From Lovin’ From the Oven

Makes 12-16 cookies

1 1/2 cups all-purpose flour

1/4 teaspoon salt

1/2 teaspoon baking soda

1/4 teaspoon cream of tartar

1/2 cup (1 stick) butter, softened

1/2 cup granulated sugar

1/3 cup brown sugar

1 egg

1/2 teaspoon vanilla extract

For rolling:

2 tablespoons granulated sugar

1 teaspoon cinnamon

In a medium bowl, whisk together flour, salt, baking soda, and cream of tartar. Set aside.

In a large bowl, cream together the butter and sugars with an electric mixer on high speed. Or use a wooden spoon, just make sure your butter is extra soft. Add the egg and vanilla extract and beat until smooth.

Pour the flour mixture into the wet ingredients and mix well.

Cover dough and refrigerate for 30-60 minutes.

When ready to bake, preheat oven to 300 degrees Fahrenheit. Line two cookie sheets with parchment.

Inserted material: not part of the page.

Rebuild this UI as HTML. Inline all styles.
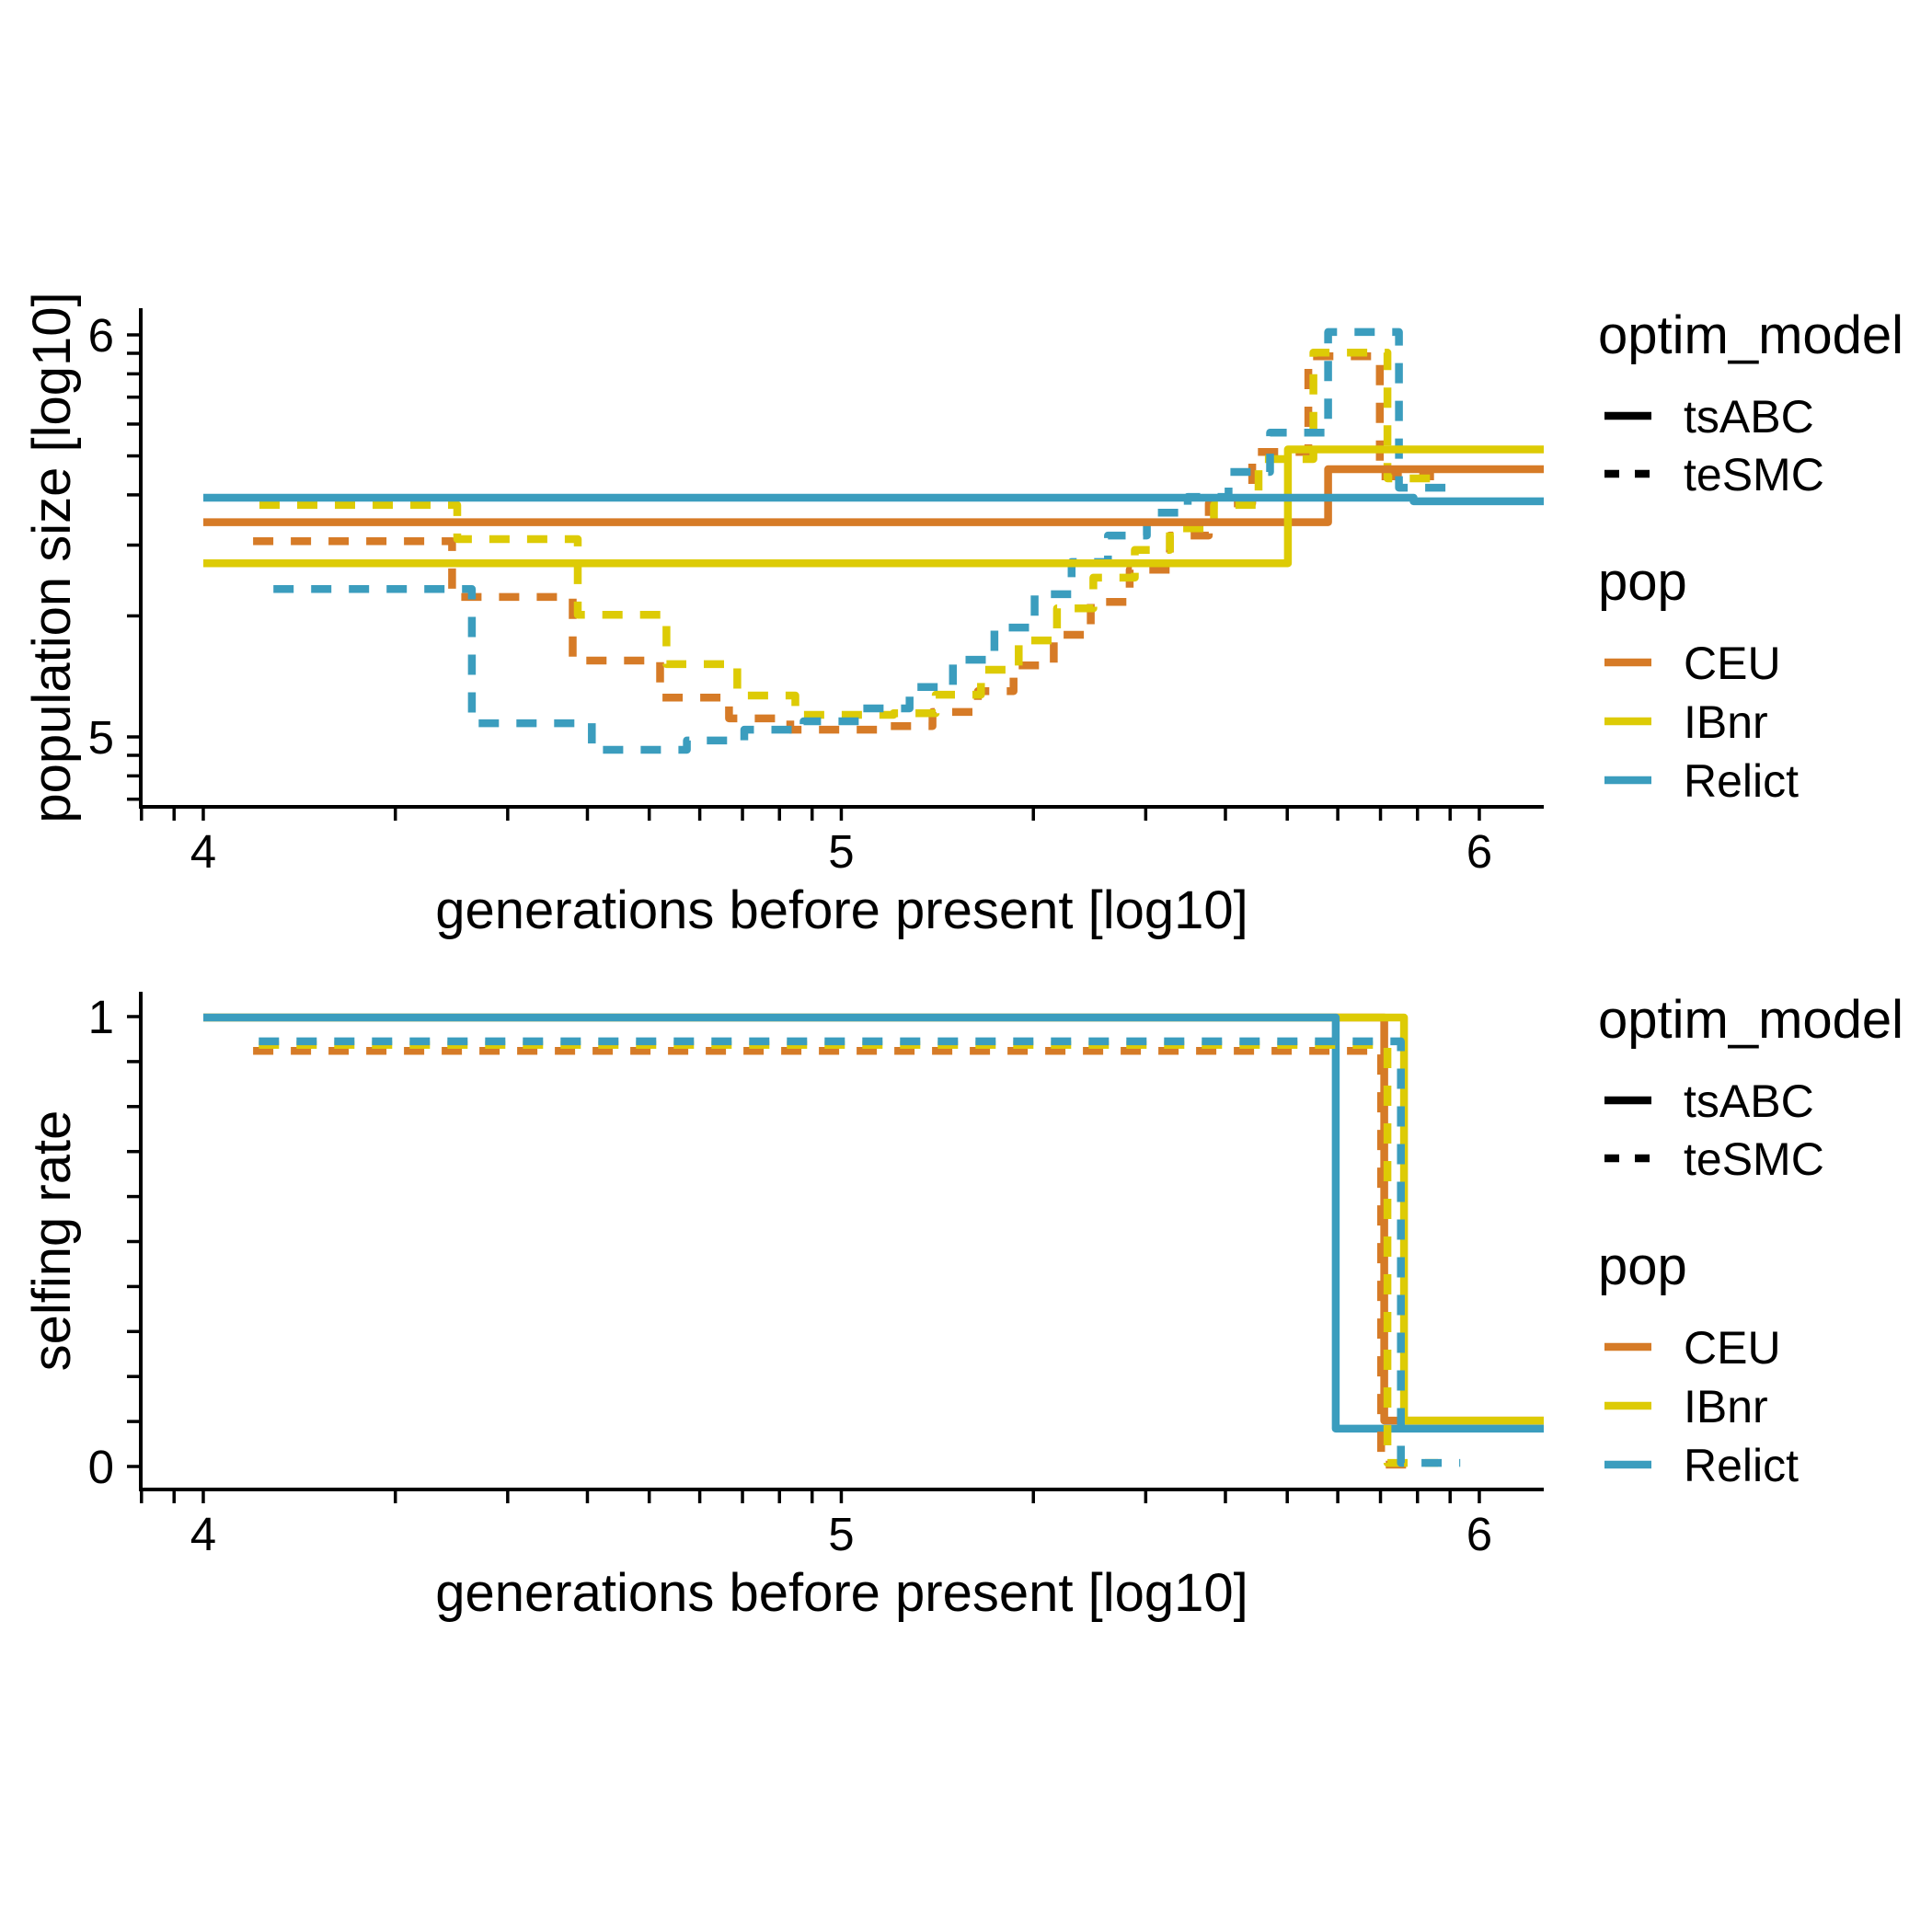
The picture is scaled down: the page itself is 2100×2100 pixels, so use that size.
<!DOCTYPE html>
<html><head><meta charset="utf-8"><style>
html,body{margin:0;padding:0;background:#fff;}
svg{display:block;font-family:"Liberation Sans",Arial,sans-serif;}
</style></head><body>
<svg id="chart" width="2100" height="2100" viewBox="0 0 2100 2100" xmlns="http://www.w3.org/2000/svg">
<rect width="2100" height="2100" fill="#fff"/>
<g id="top-panel"></g>
<g id="bottom-panel"></g>
<g id="legends"></g>
</svg>
<script>
// ---- data (all times in log10 generations) ----
const popNames = ["CEU", "IBnr", "Relict"];
const popColors = ["#D67B27", "#DDCB05", "#3B9DBE"];
const xMajorTicks = [4, 5, 6];
const xTickLabels = ["4", "5", "6"];
const yTopTicks = [5, 6];
const yTopTickLabels = ["5", "6"];
const yBottomTicks = [0, 1];
const yBottomTickLabels = ["0", "1"];

// tsABC Ne (solid)
const nTsCEU_t = [4.0, 5.763];
const nTsCEU_v = [5.534, 5.666];
const nTsIBnr_t = [4.0, 5.700];
const nTsIBnr_v = [5.432, 5.715];
const nTsRelict_t = [4.0, 5.897];
const nTsRelict_v = [5.595, 5.586];
const nTsEnd = 6.101;

// teSMC Ne (dashed)
const nSmCEU_t = [4.078, 4.39, 4.579, 4.716, 4.824, 4.920, 5.072, 5.143, 5.214, 5.270, 5.333, 5.391, 5.452, 5.515, 5.576, 5.644, 5.732, 5.844];
const nSmCEU_v = [5.487, 5.348, 5.190, 5.098, 5.046, 5.018, 5.027, 5.062, 5.114, 5.178, 5.254, 5.336, 5.416, 5.501, 5.581, 5.709, 5.947, 5.648];
const nSmCEU_end = 5.929;
const nSmIBnr_t = [4.088, 4.398, 4.587, 4.726, 4.837, 4.928, 5.082, 5.148, 5.219, 5.278, 5.338, 5.395, 5.460, 5.515, 5.584, 5.654, 5.740, 5.856];
const nSmIBnr_v = [5.577, 5.492, 5.304, 5.181, 5.103, 5.055, 5.059, 5.105, 5.167, 5.240, 5.320, 5.396, 5.465, 5.519, 5.577, 5.691, 5.956, 5.643];
const nSmIBnr_end = 5.929;
const nSmRelict_t = [4.11, 4.421, 4.609, 4.758, 4.848, 4.941, 5.032, 5.107, 5.175, 5.240, 5.303, 5.361, 5.418, 5.479, 5.543, 5.607, 5.672, 5.763, 5.874];
const nSmRelict_v = [5.368, 5.034, 4.968, 4.991, 5.018, 5.039, 5.071, 5.124, 5.192, 5.272, 5.355, 5.435, 5.501, 5.558, 5.597, 5.659, 5.757, 6.007, 5.620];
const nSmRelict_end = 5.957;

// selfing rate
const sTsCEU_t = [4.0, 5.851];  const sTsCEU_v = [0.998, 0.102];
const sTsIBnr_t = [4.0, 5.882]; const sTsIBnr_v = [0.998, 0.102];
const sTsRelict_t = [4.0, 5.775]; const sTsRelict_v = [0.998, 0.084];
const sSmCEU_t = [4.078, 5.846]; const sSmCEU_v = [0.924, 0.004]; const sSmCEU_end = 5.91;
const sSmIBnr_t = [4.087, 5.856]; const sSmIBnr_v = [0.937, 0.008]; const sSmIBnr_end = 5.935;
const sSmRelict_t = [4.087, 5.877]; const sSmRelict_v = [0.945, 0.008]; const sSmRelict_end = 5.97;

// ---- layout ----
const NS = "http://www.w3.org/2000/svg";
const X0 = 153, X1 = 1678;
const xDom = [3.902, 6.101];
const xs = l => X0 + (l - xDom[0]) / (xDom[1] - xDom[0]) * (X1 - X0);
const topY = l => 801 - (l - 5) * 437;
const TOPY0 = 335, TOPY1 = 877;
const botY = v => 1594 - v * 489;
const BOTY0 = 1078, BOTY1 = 1619;
const LW = 8.5;
const DASH = "22 19";

function el(tag, attrs, parent, text) {
  const e = document.createElementNS(NS, tag);
  for (const k in attrs) e.setAttribute(k, attrs[k]);
  if (text !== undefined) e.textContent = text;
  parent.appendChild(e);
  return e;
}
function stepPath(ts, vs, end, yfn) {
  let d = "";
  for (let i = 0; i < ts.length; i++) {
    const x = xs(ts[i]), y = yfn(vs[i]);
    d += (i === 0 ? "M" : "L") + x.toFixed(1) + "," + y.toFixed(1);
    const xe = xs(i + 1 < ts.length ? ts[i + 1] : end);
    d += "L" + xe.toFixed(1) + "," + y.toFixed(1);
  }
  return d;
}

function drawAxes(g, yfn, Y0, Y1, yTicks, yLabels, yMinor, yTitle, namePrefix) {
  const xa = el("g", {}, g);
  
  
  el("line", {x1: X0, x2: X1, y1: Y1, y2: Y1, stroke: "#000", "stroke-width": 4}, xa);
  for (let dec = 3; dec <= 6; dec++) for (let m = 1; m <= 9; m++) {
    const l = dec + Math.log10(m);
    if (l < xDom[0] - 1e-6 || l > xDom[1]) continue;
    el("line", {x1: xs(l), x2: xs(l), y1: Y1, y2: Y1 + 15, stroke: "#000", "stroke-width": 3.5}, xa);
  }
  xMajorTicks.forEach((t, i) => {
    const tx = el("text", {x: xs(t), y: Y1 + 66, "font-size": 51, "text-anchor": "middle", fill: "#000"}, xa, xTickLabels[i]);
    
    
  });
  const xt = el("text", {x: 915, y: Y1 + 132, "font-size": 58, "text-anchor": "middle", fill: "#000"}, xa, "generations before present [log10]");
  
  
  const ya = el("g", {}, g);
  
  
  el("line", {x1: X0, x2: X0, y1: Y0, y2: Y1 + 2, stroke: "#000", "stroke-width": 4}, ya);
  yMinor.forEach(v => el("line", {x1: X0 - 15, x2: X0, y1: yfn(v), y2: yfn(v), stroke: "#000", "stroke-width": 3.5}, ya));
  yTicks.forEach((t, i) => {
    const ty = el("text", {x: 124, y: yfn(t) + 18, "font-size": 51, "text-anchor": "end", fill: "#000"}, ya, yLabels[i]);
    
    
  });
  const cy = (Y0 + Y1) / 2;
  const yt = el("text", {x: 76, y: cy, "font-size": 58, "text-anchor": "middle", fill: "#000", transform: "rotate(-90 76 " + cy + ")"}, ya, yTitle);
  
  
}

// ---- top panel ----
const gTop = document.getElementById("top-panel");
const topMinor = [];
for (let dec = 4; dec <= 6; dec++) for (let m = 1; m <= 9; m++) {
  const l = dec + Math.log10(m);
  if (l >= 4.826 && l <= 6.066) topMinor.push(l);
}
drawAxes(gTop, topY, TOPY0, TOPY1, yTopTicks, yTopTickLabels, topMinor, "population size [log10]", "top");

const topSolid = [[nTsCEU_t, nTsCEU_v], [nTsIBnr_t, nTsIBnr_v], [nTsRelict_t, nTsRelict_v]];
const topDash = [[nSmCEU_t, nSmCEU_v, nSmCEU_end], [nSmIBnr_t, nSmIBnr_v, nSmIBnr_end], [nSmRelict_t, nSmRelict_v, nSmRelict_end]];
topDash.forEach((s, i) => {
  const p = el("path", {d: stepPath(s[0], s[1], s[2], topY), fill: "none", stroke: popColors[i], "stroke-width": LW, "stroke-dasharray": DASH, "stroke-linejoin": "round"}, gTop);
  
  
});
topSolid.forEach((s, i) => {
  const p = el("path", {d: stepPath(s[0], s[1], nTsEnd, topY), fill: "none", stroke: popColors[i], "stroke-width": LW, "stroke-linejoin": "round"}, gTop);
  
  
});

// ---- bottom panel ----
const gBot = document.getElementById("bottom-panel");
const botMinor = [];
for (let k = 0; k <= 10; k++) botMinor.push(k / 10);
drawAxes(gBot, botY, BOTY0, BOTY1, yBottomTicks, yBottomTickLabels, botMinor, "selfing rate", "bottom");

const botSolid = [[sTsCEU_t, sTsCEU_v], [sTsIBnr_t, sTsIBnr_v], [sTsRelict_t, sTsRelict_v]];
const botDash = [[sSmCEU_t, sSmCEU_v, sSmCEU_end], [sSmIBnr_t, sSmIBnr_v, sSmIBnr_end], [sSmRelict_t, sSmRelict_v, sSmRelict_end]];
botSolid.forEach((s, i) => {
  const p = el("path", {d: stepPath(s[0], s[1], nTsEnd, botY), fill: "none", stroke: popColors[i], "stroke-width": LW, "stroke-linejoin": "round"}, gBot);
  
  
});
botDash.forEach((s, i) => {
  const p = el("path", {d: stepPath(s[0], s[1], s[2], botY), fill: "none", stroke: popColors[i], "stroke-width": LW, "stroke-dasharray": DASH, "stroke-linejoin": "round"}, gBot);
  
  
});

// ---- legends ----
const gLeg = document.getElementById("legends");
[0, 744].forEach((off, k) => {
  const lg = el("g", {}, gLeg);
  
  
  el("text", {x: 1737, y: 384 + off, "font-size": 58, fill: "#000"}, lg, "optim_model");
  const models = ["tsABC", "teSMC"];
  models.forEach((m, i) => {
    const y = 452 + i * 63 + off;
    const ln = el("line", {x1: 1744, x2: 1795, y1: y, y2: y, stroke: "#000", "stroke-width": LW, "stroke-dasharray": i === 1 ? "16 17" : "none"}, lg);
    
    
    const t = el("text", {x: 1830, y: y + 18, "font-size": 50, fill: "#000"}, lg, m);
    
    
  });
  el("text", {x: 1737, y: 652 + off, "font-size": 58, fill: "#000"}, lg, "pop");
  popNames.forEach((p, i) => {
    const y = 720 + i * 64 + off;
    const ln = el("line", {x1: 1744, x2: 1795, y1: y, y2: y, stroke: popColors[i], "stroke-width": LW}, lg);
    
    
    const t = el("text", {x: 1830, y: y + 18, "font-size": 50, fill: "#000"}, lg, p);
    
    
  });
});
</script>
</body></html>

Combine sugar and cinnamon in a small bowl. Roll about 2 1/2 tablespoons of dough into a ball. Roll the ball in the cinnamon sugar mixture, coating thoroughly. Place on a cookie sheet and repeat for remaining dough.

Bake cookies 12-14 minutes, but no more. They might seem undercooked, but will continue baking after being removed from the oven, and will end up soft in the middle.